The number of charter schools more than doubled as a result, Hale noted. And privatization became a popular cause for wealthy philanthropists interested in educational justice issues and generated a lucrative investment industry in for-profit schools.
Despite failed promises and mixed results on equity and student achievement, Hale said he expects the COVID-19 pandemic to be a boon for school choice. Some school districts, especially in the South, are investing their pandemic relief funds in charter schools and voucher systems, while some families will opt for homeschooling and remote learning.
“It’s alarming to see who’s profiting and benefiting from this – and it’s the usual people, and the historically marginalized who are left behind,” he said.
Abandoning public schools will facilitate their demise, subverting the constitutional obligation to provide free public education, Hale said. Instead, parents can effect radical change by organizing to improve curricula, teaching and disciplinary policies in public schools. Investing in identified solutions that prioritize students of color will enhance all students’ learning, he said.

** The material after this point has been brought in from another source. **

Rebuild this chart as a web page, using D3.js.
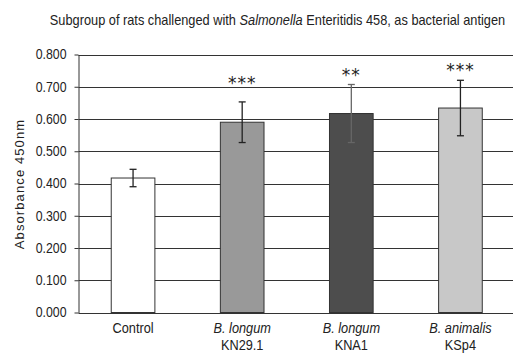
<!DOCTYPE html>
<html><head><meta charset="utf-8">
<script src="https://cdn.jsdelivr.net/npm/d3@7"></script>
<style>
body{margin:0;background:#fff;}
svg{display:block;}
text{font-family:"Liberation Sans",Arial,sans-serif;fill:#222;}
</style></head>
<body><svg id="c" width="513" height="354"></svg>
<script>
const categories = ["Control", "B. longum|KN29.1", "B. longum|KNA1", "B. animalis|KSp4"];
const means = [0.417, 0.590, 0.617, 0.634];
const errors = [0.027, 0.063, 0.090, 0.086];
const significance = ["", "***", "**", "***"];
const sigLevel = [null, 0.722, 0.745, 0.762];
const yTicks = [0, 0.1, 0.2, 0.3, 0.4, 0.5, 0.6, 0.7, 0.8];
const fills = ["#ffffff", "#999999", "#4d4d4d", "#c8c8c8"];

const svg = d3.select("#c");
const m = {l: 78.5, r: 515, t: 54.5, b: 312.5};
const x = d3.scaleBand().domain(categories).range([m.l, m.r]).paddingInner(0.6).paddingOuter(0.3);
const y = d3.scaleLinear().domain([0, 0.8]).range([m.b, m.t]);
const SX = 0.88; // condensed look

// title
const title = svg.append("text").attr("transform", `translate(277.5,25) scale(${SX},1)`)
  .attr("text-anchor", "middle").style("font-size", "13.8px");
title.append("tspan").text("Subgroup of rats challenged with ");
title.append("tspan").style("font-style", "italic").text("Salmonella");
title.append("tspan").text(" Enteritidis 458, as bacterial antigen");
const tw = title.node().getComputedTextLength();
title.attr("transform", `translate(277.5,25) scale(${455 / tw},1)`);

// gridlines
svg.append("g").selectAll("line").data(yTicks).join("line")
  .attr("x1", m.l).attr("x2", m.r)
  .attr("y1", d => Math.round(y(d)) + 0.5).attr("y2", d => Math.round(y(d)) + 0.5)
  .attr("stroke", "#333").attr("stroke-width", 1);

// y axis
const yAxis = d3.axisLeft(y).tickValues(yTicks).tickFormat(d3.format(".3f")).tickSize(4).tickSizeOuter(0);
const ga = svg.append("g").attr("transform", `translate(${m.l},0)`).call(yAxis);
ga.select(".domain").attr("stroke", "#333");
ga.selectAll(".tick line").attr("stroke", "#333");
ga.selectAll(".tick text").style("font-size", "14px").style("font-family", null).attr("fill", "#222")
  .attr("x", null).attr("transform", `translate(-12,0) scale(${SX},1)`);

svg.append("text").attr("transform", "translate(24,184) rotate(-90)").attr("text-anchor", "middle")
  .style("font-size", "13px").style("letter-spacing", "1.1px").text("Absorbance 450nm");

// bars
svg.append("g").selectAll("rect").data(categories).join("rect")
  .attr("x", d => x(d)).attr("width", x.bandwidth())
  .attr("y", (d, i) => y(means[i])).attr("height", (d, i) => y(0) - y(means[i]))
  .attr("fill", (d, i) => fills[i]).attr("stroke", "#333").attr("stroke-width", 1);

// error bars
const eg = svg.append("g").attr("stroke-width", 1.3);
categories.forEach((c, i) => {
  const cx = x(c) + x.bandwidth() / 2;
  const col = i === 2 ? "#666" : "#222";
  eg.append("line").attr("x1", cx).attr("x2", cx).attr("y1", y(means[i] + errors[i])).attr("y2", y(means[i] - errors[i])).attr("stroke", col);
  [1, -1].forEach(s => eg.append("line").attr("x1", cx - 3.5).attr("x2", cx + 3.5)
    .attr("y1", y(means[i] + s * errors[i])).attr("y2", y(means[i] + s * errors[i])).attr("stroke", col));
  if (significance[i]) {
    svg.append("text").attr("x", cx).attr("y", y(sigLevel[i]) + 9).attr("text-anchor", "middle")
      .style("font-family", "DejaVu Sans").style("font-size", "17px").style("letter-spacing", "1px").text(significance[i]);
  }
});

// x labels
categories.forEach(c => {
  const cx = x(c) + x.bandwidth() / 2;
  const parts = c.split("|");
  const t = svg.append("text").attr("transform", `translate(${cx},333) scale(${SX},1)`)
    .attr("text-anchor", "middle").style("font-size", "14.5px");
  t.append("tspan").attr("x", 0).style("font-style", parts.length > 1 ? "italic" : "normal").text(parts[0]);
  if (parts[1]) t.append("tspan").attr("x", 0).attr("dy", 17.5).text(parts[1]);
});
</script></body></html>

“It’s time we listen to the people who want and demand the most from education reform. Listen to what they’re asking for and the solutions they have,” Hale said. “Too often with school choice, we defer to business owners and billionaire philanthropists, and we don’t talk to and listen to those who are going to public schools and build programs around them. We need to put agency back in parents’ and students’ hands. And I think that’s going to disrupt the way we approach educational reform.”